Canady was in the fifth grade when his all-black school closed and integrated with Wonderview. While you didn’t have to look far to find racial tension in those days, his new classroom was more awkward than hostile. As the kids gravitated to seats based on their race, one of Canady’s more prominent early role models emerged.

“When the little black kids and the little white kids came together, it was a different experience for us,” he said. “But I remember my fifth-grade teacher, Mrs. Beeson, mixed her classroom (seating) up. She said we’re one class and we’re all going to get along. From that point on, I held her in high regard as to helping our transition go smoothly.”

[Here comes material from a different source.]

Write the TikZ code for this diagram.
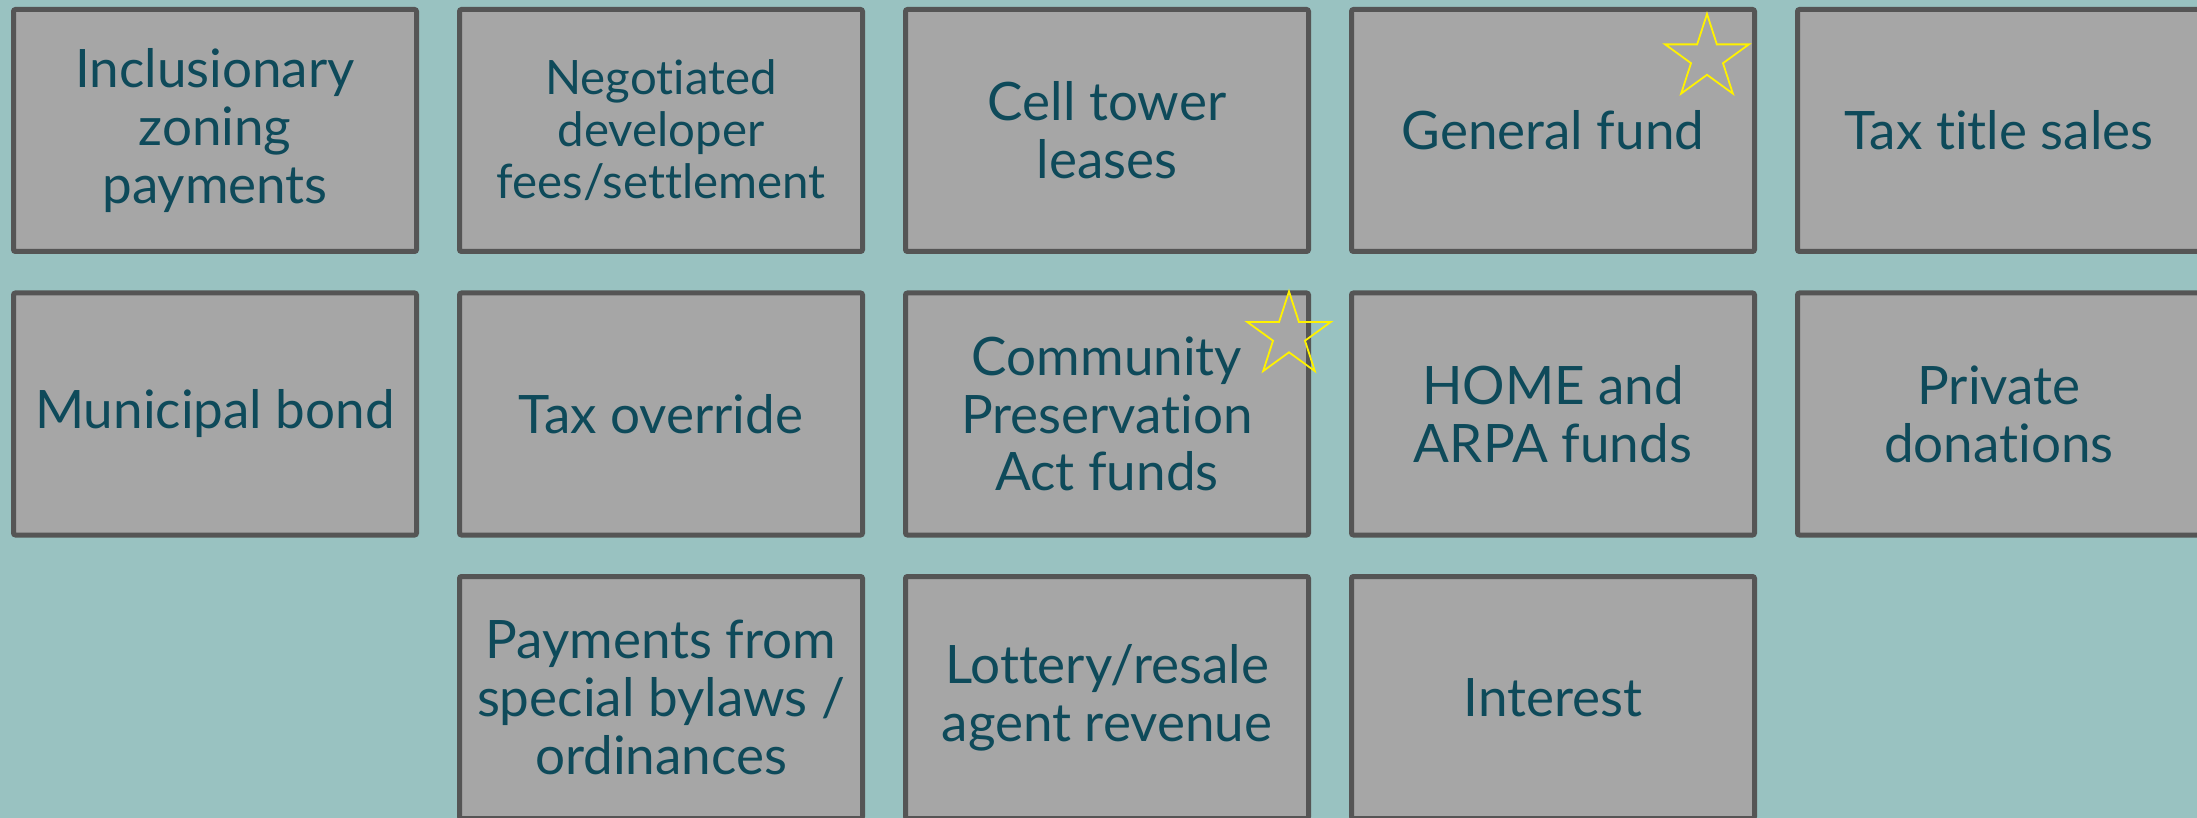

Graduating from Wonderview High School, Canady headed north for a time, but pined for the wide-open spaces of his childhood. Coming home he learned a trade and eventually landed at Green Bay Packaging Arkansas Kraft Division where he’s been for nearly 30 years. Along the way, he developed a reputation as an accommodating and community-minded individual who was always pitching in when asked.

“Growing up, my grandmother made a statement to me and she said, ‘Sometimes you’re going to have to wear more than one hat.’ Over the course of the years I’ve come to find out what she meant,” he said. “I guess I don’t know how to say no when people ask me to volunteer to help on whatever it is. I just really like being involved. I know there’s a lot to do so I don’t mind helping out where I can.”

A little more than a decade ago, one invite from his pastor was to join the NAACP, which Canady readily did. After just one year, he was an officer and before long, president of the Conway County branch. 

“Some of the things we do, we go to the Conway County Detention Center and talk to the inmates there,” he said. “Locally we’ll talk to the inmates and ask them how they’ve been treated, if their rights have been violated.

“We also monitor the courts in Morrilton, Plumerville and Menifee. And we get numerous calls from people who feel like their rights have been violated, so we will investigate those complaints. It might be on the job. It might be with the police department or county sheriff. We want to see that everybody is treated fairly.”

When Canady says “everybody” he means it in the broadest possible sense of the word.

“When people hear ‘NAACP,’ they think only of blacks, but we help all people. We’re not biased to who we help,” he said. “Anybody whose human rights or civil rights have been violated, that’s what we do.”

Canady has used his position to rally support for other community improvements. Earlier this year, the Morrilton City Council unanimously approved plans to rename a stretch of Highway 64 as Dr. Martin Luther King Jr. Memorial Highway, an effort he initiated. He’s also given talks to local schoolchildren during Black History Month on the history of civil rights and the NAACP organization. 

In 2011, these and his many other civic and volunteer activities earned him the Morrilton Citizen of the Year Award presented by the Morrilton Area Chamber of Commerce, only the second African American so honored. It’s been a long road from his teenage years in the 1970s when blacks were still being denied inside seating at some restaurants or the ability to park on the street in Morrilton.

But where others may have let such experiences embitter them, Canady sees too much hope and potential in people to waste time and energy on something that isn’t constructive. 

“I guess that’s why I got involved with the NAACP, to try to change some of those things,” he said. “Like now, you’d think it would be getting better, but the racial issues and tension is still there. My mom is 91 and she’s lived through a lot of that. But one thing she taught me, and taught all of us (kids) is, she taught us about love.

“She said, ‘No matter what other people do, say or think, you’ve got to love them.’ That’s been instilled in us as children and that’s how we grew up, trying to love everybody even if they don’t like you. You’ve got to love them enough to pray for them.”

Canady, 56, was born the ninth of 10 children to Modiller and the late L.C. Canady, who reared their brood in a two-bedroom house in Cleveland, a Conway County community about 20 miles north of Morrilton. Good grades and respect for others was the law in the Canady household, reinforced by a strong sense of community and family.